I always find it strange what will kick off a ton of memories in my head. Yesterday it was Jason Aldean's song, "Dirt Road Anthem"
http://www.youtube.com/watch?v=fJ5IIDn_JXE
I spent most of my life on dirt roads so this song just stirs the memories. Lazy summer days walking down that dusty dirt road to meet my first love whose job was to watch the cows while they pastured in the hay fields where there were no fences. Of course your memories don't stop there. That first love turned out to be gay and on down the line he propositioned the wrong red neck. The results weren't pretty.
On another dirt road sits a house that always gave me the shivers because it was built next to a graveyard. Years later the woman who lived there got up in the middle of the night and used a shotgun to kill her adult daughter and husband, then killed herself. To this day nobody knows why. Oddest thing to me is that her youngest son moved into the house and still lives there.
Across the dirt road and down through the pasture was the creek we used to swim in as kids. Lots of great memories there yet, there was a section of the creek that was kind of creepy and that creepy wound up in a story that I wrote.

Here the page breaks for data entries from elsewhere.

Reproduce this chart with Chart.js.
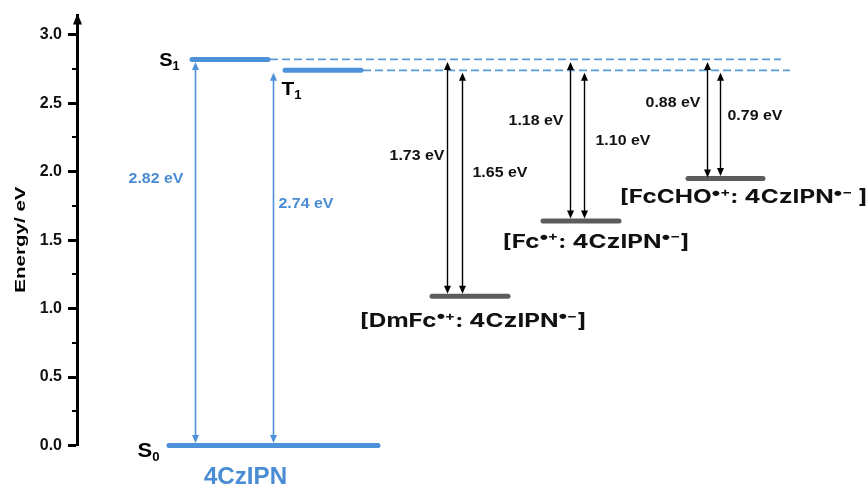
<!DOCTYPE html>
<html>
<head>
<meta charset="utf-8">
<script src="https://cdn.jsdelivr.net/npm/chart.js@4.4.1/dist/chart.umd.min.js"></script>
<style>
  html, body { margin: 0; padding: 0; background: #fff; }
  #wrap { width: 866px; height: 485px; }
</style>
</head>
<body>
<div id="wrap"><canvas id="c" width="866" height="485"></canvas></div>
<script>
// ---- data ----
// Energy levels (eV)
const levelNames  = ['S_{0}', 'S_{1}', 'T_{1}',
                     '[DmFc^{•+}: 4CzIPN^{•−}]',
                     '[Fc^{•+}: 4CzIPN^{•−}]',
                     '[FcCHO^{•+}: 4CzIPN^{•−} ]'];
const levelEnergy = [0.00, 2.82, 2.74, 1.09, 1.64, 1.95];

// Transitions: index of the upper level and the gap (eV) down to the lower state
const gapUpper = [1, 2, 1, 2, 1, 2, 1, 2];
const gapValue = [2.82, 2.74, 1.73, 1.65, 1.18, 1.10, 0.88, 0.79];

// Y-axis tick labels
const yTicks = [0, 0.5, 1.0, 1.5, 2.0, 2.5, 3.0];
const yMinor = [0.25, 0.75, 1.25, 1.75, 2.25, 2.75];

const moleculeName = '4CzIPN';
const yTitle = 'Energy/ eV';

// ---- layout (x in horizontal units of the hidden x scale) ----
const levelSpan = [[92, 301], [115, 191], [208, 284], [355, 431], [466, 542], [611, 686]];
const levelKind = ['mol', 'mol', 'mol', 'ct', 'ct', 'ct'];
const dashEnd   = { 1: 704, 2: 713 };           // extension of S1 and T1 as dashed guides
const arrowX    = [118, 196, 370, 385, 493, 507, 630, 643];
// gap label placement: side of the arrow, distance in px, height in eV
const gapLabelPos = [
  ['left', 12, 1.953], ['right', 5, 1.771],
  ['left', 3, 2.12],   ['right', 10, 1.996],
  ['left', 7, 2.382],  ['right', 11, 2.234],
  ['left', 7, 2.513],  ['right', 7, 2.418]
];

const BLUE = '#4d91d9';
const BLUE_DASH = '#5b9bd5';
const BLUE_TEXT = '#4a8cd4';
const GREY = '#5c5c5c';
const ARIAL = '"Liberation Sans", Arial, Helvetica, sans-serif';
const CT_FONT = 'Inter, "Liberation Sans", Arial, sans-serif';

// ---- datasets ----
const datasets = [];
levelEnergy.forEach((e, i) => {
  datasets.push({
    data: [{ x: levelSpan[i][0], y: e }, { x: levelSpan[i][1], y: e }],
    borderColor: levelKind[i] === 'mol' ? BLUE : GREY,
    borderWidth: 5,
    borderCapStyle: 'round',
    pointRadius: 0,
    showLine: true,
    clip: false
  });
});
Object.keys(dashEnd).forEach(k => {
  const i = +k;
  datasets.push({
    data: [{ x: levelSpan[i][1] + 2, y: levelEnergy[i] }, { x: dashEnd[k], y: levelEnergy[i] }],
    borderColor: BLUE_DASH,
    borderWidth: 1.6,
    borderDash: [8, 4],
    pointRadius: 0,
    showLine: true,
    clip: false
  });
});

// rich text with ^{superscript} and _{subscript}; stretch widens it horizontally.
// Radical dots in superscripts are set a little larger than the charge sign.
function drawRich(ctx, text, x, cy, size, family, weight, color, align, stretch) {
  stretch = stretch || 1;
  const raw = [];
  const re = /([\^_])\{([^}]*)\}/g;
  let last = 0, m;
  while ((m = re.exec(text))) {
    if (m.index > last) raw.push({ t: text.slice(last, m.index), k: '' });
    raw.push({ t: m[2], k: m[1] });
    last = re.lastIndex;
  }
  if (last < text.length) raw.push({ t: text.slice(last), k: '' });
  const parts = [];
  raw.forEach(p => {
    if (p.k === '^' && p.t.startsWith('•')) {
      parts.push({ t: '•', k: '^', dot: true });
      if (p.t.length > 1) parts.push({ t: p.t.slice(1), k: '^' });
    } else parts.push(p);
  });
  const fMain = `${weight} ${size}px ${family}`;
  const fSmall = `${weight} ${Math.round(size * 0.62)}px ${family}`;
  const fDot = `${weight} ${Math.round(size * 0.9)}px ${family}`;
  const fontOf = p => p.dot ? fDot : p.k ? fSmall : fMain;
  let w = 0;
  parts.forEach(p => { ctx.font = fontOf(p); p.w = ctx.measureText(p.t).width * (p.dot ? 0.8 : 1); w += p.w; });
  const W = w * stretch;
  const x0 = align === 'center' ? x - W / 2 : align === 'right' ? x - W : x;
  const base = cy + size * 0.36;
  ctx.save();
  ctx.translate(x0, 0);
  ctx.scale(stretch, 1);
  ctx.fillStyle = color;
  ctx.textAlign = 'left';
  ctx.textBaseline = 'alphabetic';
  let px = 0;
  parts.forEach(p => {
    ctx.font = fontOf(p);
    let y = base;
    if (p.dot) y = base - size * 0.30;
    else if (p.k === '^') y = base - size * 0.40;
    else if (p.k === '_') y = base + size * 0.22;
    ctx.fillText(p.t, px - (p.dot ? p.w * 0.1 : 0), y);
    px += p.w;
  });
  ctx.restore();
}

const diagram = {
  id: 'diagram',
  afterDraw(chart) {
    const ctx = chart.ctx;
    const xs = chart.scales.x, ys = chart.scales.y;
    const area = chart.chartArea;
    ctx.save();

    // arrow head on the energy axis
    const ax = ys.right + 0.5;
    ctx.fillStyle = '#000';
    ctx.beginPath();
    ctx.moveTo(ax, area.top - 2);
    ctx.lineTo(ax - 4.5, area.top + 9);
    ctx.lineTo(ax + 4.5, area.top + 9);
    ctx.closePath();
    ctx.fill();

    // minor ticks
    ctx.strokeStyle = '#000';
    ctx.lineWidth = 2;
    yMinor.forEach(v => {
      const py = Math.round(ys.getPixelForValue(v));
      ctx.beginPath();
      ctx.moveTo(ys.right - 5, py);
      ctx.lineTo(ys.right, py);
      ctx.stroke();
    });

    // axis title
    ctx.save();
    ctx.translate(25, (ys.getPixelForValue(0) + ys.getPixelForValue(3.14)) / 2 + 9);
    ctx.rotate(-Math.PI / 2);
    ctx.scale(1.37, 1);
    ctx.font = `bold 15px ${ARIAL}`;
    ctx.fillStyle = '#000';
    ctx.textAlign = 'center';
    ctx.textBaseline = 'alphabetic';
    ctx.fillText(yTitle, 0, 0);
    ctx.restore();

    // transition arrows (double headed)
    gapValue.forEach((g, i) => {
      const from = levelEnergy[gapUpper[i]];
      const to = from - g;
      const x = Math.round(xs.getPixelForValue(arrowX[i])) + 0.5;
      const yTop = ys.getPixelForValue(from) + 2.5;
      const yBot = ys.getPixelForValue(to) - 2.5;
      const col = i < 2 ? BLUE : '#000';
      const hl = 8, hw = 3.5;
      ctx.strokeStyle = col;
      ctx.fillStyle = col;
      ctx.lineWidth = i < 2 ? 1.6 : 1.4;
      ctx.beginPath();
      ctx.moveTo(x, yTop + hl - 1);
      ctx.lineTo(x, yBot - hl + 1);
      ctx.stroke();
      ctx.beginPath();
      ctx.moveTo(x, yTop); ctx.lineTo(x - hw, yTop + hl); ctx.lineTo(x + hw, yTop + hl);
      ctx.closePath(); ctx.fill();
      ctx.beginPath();
      ctx.moveTo(x, yBot); ctx.lineTo(x - hw, yBot - hl); ctx.lineTo(x + hw, yBot - hl);
      ctx.closePath(); ctx.fill();

      // gap label
      const [side, d, ly] = gapLabelPos[i];
      drawRich(ctx, g.toFixed(2) + ' eV', side === 'left' ? x - d : x + d, ys.getPixelForValue(ly),
               14.5, ARIAL, 'bold', i < 2 ? BLUE_TEXT : '#111', side === 'left' ? 'right' : 'left', 1.1);
    });

    // state labels
    const lx = i => xs.getPixelForValue(levelSpan[i][0]) - 2.5;
    const ly = i => ys.getPixelForValue(levelEnergy[i]);
    drawRich(ctx, levelNames[0], lx(0) - 7, ly(0) + 4, 20, ARIAL, 'bold', '#000', 'right', 1.1);
    drawRich(ctx, levelNames[1], lx(1) - 10, ly(1), 19, ARIAL, 'bold', '#000', 'right', 1.05);
    drawRich(ctx, levelNames[2], lx(2) - 1, ly(2) + 18, 19, ARIAL, 'bold', '#000', 'left', 1.1);

    const cx0 = (xs.getPixelForValue(levelSpan[0][0]) + xs.getPixelForValue(levelSpan[0][1])) / 2;
    drawRich(ctx, moleculeName, cx0 - 28, ly(0) + 30, 23, ARIAL, 'bold', BLUE_TEXT, 'center', 1.05);

    // charge-transfer state labels
    const ctOffset = { 3: [3, 24], 4: [15, 20], 5: [18, 18] };
    [3, 4, 5].forEach(i => {
      const cx = (xs.getPixelForValue(levelSpan[i][0]) + xs.getPixelForValue(levelSpan[i][1])) / 2;
      drawRich(ctx, levelNames[i], cx + ctOffset[i][0], ly(i) + ctOffset[i][1], 19, CT_FONT, '700', '#111', 'center', 1.28);
    });

    ctx.restore();
  }
};

new Chart(document.getElementById('c'), {
  type: 'scatter',
  data: { datasets },
  options: {
    responsive: false,
    animation: false,
    devicePixelRatio: 1,
    events: [],
    layout: { padding: { top: 14, bottom: 39.5, left: 0, right: 0 } },
    plugins: { legend: { display: false }, tooltip: { enabled: false } },
    scales: {
      x: { type: 'linear', display: false, min: 0, max: 789 },
      y: {
        type: 'linear',
        min: 0,
        max: 3.14,
        afterFit(s) { s.width = 77; },
        afterBuildTicks(s) { s.ticks = yTicks.map(v => ({ value: v })); },
        border: { display: true, width: 3, color: '#000' },
        grid: { drawOnChartArea: false, drawTicks: true, tickLength: 9, tickWidth: 3, tickColor: '#000' },
        ticks: {
          padding: 6,
          color: '#111',
          font: { family: ARIAL, size: 16, weight: 'bold' },
          callback: v => Number(v).toFixed(1)
        }
      }
    }
  },
  plugins: [diagram]
});
</script>
</body>
</html>
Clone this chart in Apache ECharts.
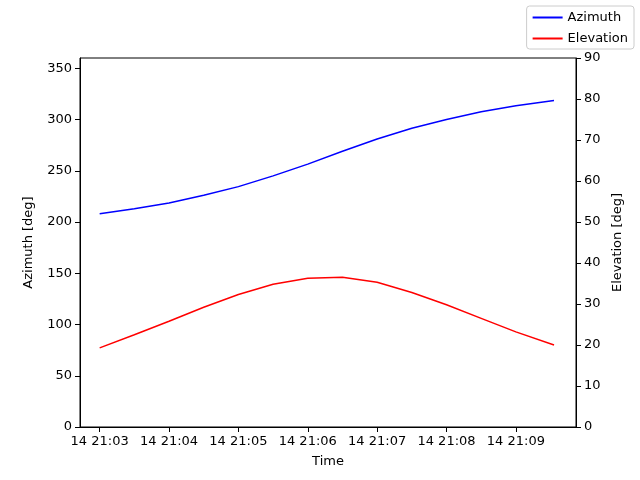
<!DOCTYPE html><html><head><meta charset="utf-8"><script src="https://cdn.jsdelivr.net/npm/echarts@6/dist/echarts.min.js"></script></head><body style="margin:0"><div id="c" style="width:640px;height:480px"></div><script>
const times=[0,30,60,90,120,150,180,210,240,270,300,330,360,393];
const tickTimes=[0,60,120,180,240,300,360];
const tickLabels=['14 21:03','14 21:04','14 21:05','14 21:06','14 21:07','14 21:08','14 21:09'];
const azimuth=[208,213,218.5,226,234.5,245,256.5,269,281,291.5,300,307.5,313.5,318.5];
const elevation=[19.3,22.5,25.8,29.2,32.3,34.8,36.3,36.5,35.3,32.8,29.8,26.5,23.2,20];
const f='DejaVu Sans';
const ch=echarts.init(document.getElementById('c'));
ch.setOption({animation:false,textStyle:{fontFamily:f},
legend:{right:6,top:6,orient:'vertical',itemWidth:30,itemHeight:2,itemGap:8,icon:'rect',borderColor:'#ccc',borderWidth:1,borderRadius:3,padding:[5,6,4,6],textStyle:{fontSize:13,fontFamily:f,color:'#000'},data:['Azimuth','Elevation']},
grid:{left:80,right:64,top:58,bottom:53,show:true,borderColor:'#000',borderWidth:1,backgroundColor:'transparent'},
xAxis:{type:'value',min:-17,max:412,name:'Time',nameLocation:'middle',nameGap:28,nameTextStyle:{fontSize:13,color:'#000'},
axisLine:{onZero:false,lineStyle:{color:'#000'}},splitLine:{show:false},
axisTick:{customValues:tickTimes,lineStyle:{color:'#000'}},
axisLabel:{customValues:tickTimes,fontSize:13,color:'#000',formatter:v=>tickLabels[tickTimes.indexOf(v)]}},
yAxis:[{type:'value',min:0,max:360,interval:50,name:'Azimuth [deg]',nameLocation:'middle',nameGap:45,nameTextStyle:{fontSize:13,color:'#000'},axisLine:{show:true,onZero:false,lineStyle:{color:'#000'}},axisTick:{show:true},splitLine:{show:false},axisLabel:{fontSize:13,color:'#000'}},
{type:'value',min:0,max:90,interval:10,name:'Elevation [deg]',nameLocation:'middle',nameGap:35,nameTextStyle:{fontSize:13,color:'#000'},axisLine:{show:true,onZero:false,lineStyle:{color:'#000'}},axisTick:{show:true},splitLine:{show:false},axisLabel:{fontSize:13,color:'#000'}}],
series:[{name:'Azimuth',type:'line',symbol:'none',color:'blue',lineStyle:{width:1.5},data:times.map((t,i)=>[t,azimuth[i]])},
{name:'Elevation',type:'line',yAxisIndex:1,symbol:'none',color:'red',lineStyle:{width:1.5},data:times.map((t,i)=>[t,elevation[i]])}]});
</script></body></html>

My parents were looking at a house one evening when the road behind us was suddenly filled with State Troopers. A young man they were after was on foot and running through the woods that led down into the deep cut where another creek ran. There was lots of shouting and guns drawn, but they finally took him down without shooting. Funny thing was, the kid was a neighbor of ours. And my parents wound up buying that house.
I have all kinds of great memories about those dirt roads, but like anything there's always a darker side and that darkness usually finds it way bit by bit into my stories. How about you? What sparks your memories and do you use those sparks to create new short stories?
11 comments:
And all my memories take place on concrete. Not a dirt road within miles. Concrete and brick can be just as romantic and just as dark at 16.
I have been think about a ghost story about a cillian (maybe "cilian") which is a very odd Irish type of cemetery. Hadn't thought about its effects on the people who lived in the house next door ... Hmmm. Thank you!!!
Damn, Sandra, that's a lot of material to work with!
Yes, they can, Patti! I've never lived in a city, just passed through them, but there is a darkness there.
You're welcome, Fred. Happy writing!
And that's just the tip of the dirt road, Al. :) It's always fun weaving the past into my stories.
I've lived out in the country, in suburbs, and in a city. They each have their own kind of light and dark spirits.
Sometimes memories crowd around one like fat kids going after birthday cake.
Shale covered with sand, actually. A section counts for a mile of 'em. We drove by sections. Rooks County Kansas.
That's it exactly, Manuel!
And those sections all creep into your writing, don't they, Mike?
I'm not an Aldean fan but I appreciate the sentiment.
I grew up in the city/suburbs but have lived in a rural area for the last 20 years. I'm becoming a country boy by default :)
How about "Car Wheels on a Gravel Road" by Lucinda Williams and "Gravel Road" by William Elliott Whitmore (whose voice is made of gravel).
Good songs, Brian, but there's a world of difference between a dirt road and gravel. :)
Have you ever stepped in a puddle of dust and watched the clouds of dirt wrap around your bare feet? You can see a vehicle coming a mile away before you even get a glimpse of that car. And if you're behind that car you choke on the dust it kicks up.
Its gravel roads for me, since I spent a lot of time fishing, looking for signs of life, and learning to drive off back roads in Texas.
Hmmm they guy moved in. I guess if he did not see the mayhem strewed about, he lives in the past in the walls...
Great post!
E
Creative TMI
Welcome to the Corner, E! Sounds like you've got plenty of stories hidden on your back roads, too.